Awas! Balkanisasi Nusantara Melalui Pintu Sentimen Agama

Eramuslim.com – Balkanisasi itu istilah geopolitik. Menurut wikipedia, ia merupakan proses fragmentasi atau pembagian sebuah negara menjadi beberapa negara kecil yang kerap tidak kooperatif antara satu dan lainnya. Balkanisasi dianggap peyoratif (pemburukan makna) dari proses perpecahan negara besar menjadi negara kecil-kecil.

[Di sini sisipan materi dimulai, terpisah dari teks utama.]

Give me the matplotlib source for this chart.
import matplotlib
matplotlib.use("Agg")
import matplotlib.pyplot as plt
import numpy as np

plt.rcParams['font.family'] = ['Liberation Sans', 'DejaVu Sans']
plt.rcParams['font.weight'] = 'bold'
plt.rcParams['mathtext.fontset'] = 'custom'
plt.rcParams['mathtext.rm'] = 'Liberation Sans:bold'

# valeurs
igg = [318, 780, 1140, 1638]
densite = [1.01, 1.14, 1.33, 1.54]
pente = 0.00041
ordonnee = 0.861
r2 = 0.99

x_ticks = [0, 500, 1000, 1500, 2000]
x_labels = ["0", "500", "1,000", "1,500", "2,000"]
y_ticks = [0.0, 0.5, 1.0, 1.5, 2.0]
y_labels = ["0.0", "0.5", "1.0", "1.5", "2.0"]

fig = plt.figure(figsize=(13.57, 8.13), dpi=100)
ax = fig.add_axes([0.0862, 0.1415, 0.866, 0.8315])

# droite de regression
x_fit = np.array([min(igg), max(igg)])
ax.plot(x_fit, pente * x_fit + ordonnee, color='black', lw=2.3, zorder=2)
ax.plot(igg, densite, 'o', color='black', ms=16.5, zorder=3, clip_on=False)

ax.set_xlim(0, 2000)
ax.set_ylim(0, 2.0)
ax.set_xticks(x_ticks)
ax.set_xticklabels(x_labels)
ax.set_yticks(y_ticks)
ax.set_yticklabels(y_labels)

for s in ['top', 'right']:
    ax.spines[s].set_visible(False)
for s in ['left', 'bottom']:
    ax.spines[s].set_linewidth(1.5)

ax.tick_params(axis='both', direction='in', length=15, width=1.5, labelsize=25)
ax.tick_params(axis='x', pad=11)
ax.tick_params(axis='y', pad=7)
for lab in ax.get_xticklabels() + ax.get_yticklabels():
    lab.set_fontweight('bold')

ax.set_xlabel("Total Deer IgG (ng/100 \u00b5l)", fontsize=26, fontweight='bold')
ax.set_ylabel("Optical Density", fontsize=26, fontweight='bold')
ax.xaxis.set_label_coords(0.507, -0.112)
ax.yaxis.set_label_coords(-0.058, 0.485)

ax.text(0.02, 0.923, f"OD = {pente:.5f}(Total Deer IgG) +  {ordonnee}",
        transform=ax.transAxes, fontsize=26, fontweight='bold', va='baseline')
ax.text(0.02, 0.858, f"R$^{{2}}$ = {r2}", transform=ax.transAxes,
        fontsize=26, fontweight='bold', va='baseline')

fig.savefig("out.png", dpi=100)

Populernya istilah tersebut, erat-kaitannya dengan terpecahnya Semenanjung Balkan, Eropa Timur, khususnya Yugoslavia pada awal 1990-an. Menurut Azyumardi Azra, balkanisasi muncul dari arus demokratisasi yang tidak hanya mengakhiri rezim komunisme, tetapi sekaligus mengobarkan semangat nasionalisme yang tumpang tindih antara etnisitas dan agama. Balkanisasi kemudian menjadi istilah guna menyebut kebangkitan etno-nasionalisme yang mencabik negara yang terdiri atas kelompok etnis dan agama.

Pakar lainnya menyebut, balkanisasi sebagai etno-tribalisme yaitu perpaduan antara etnisitas dengan sektarianisme antaragama yang menyala-nyala serta membakar konflik dengan cepat.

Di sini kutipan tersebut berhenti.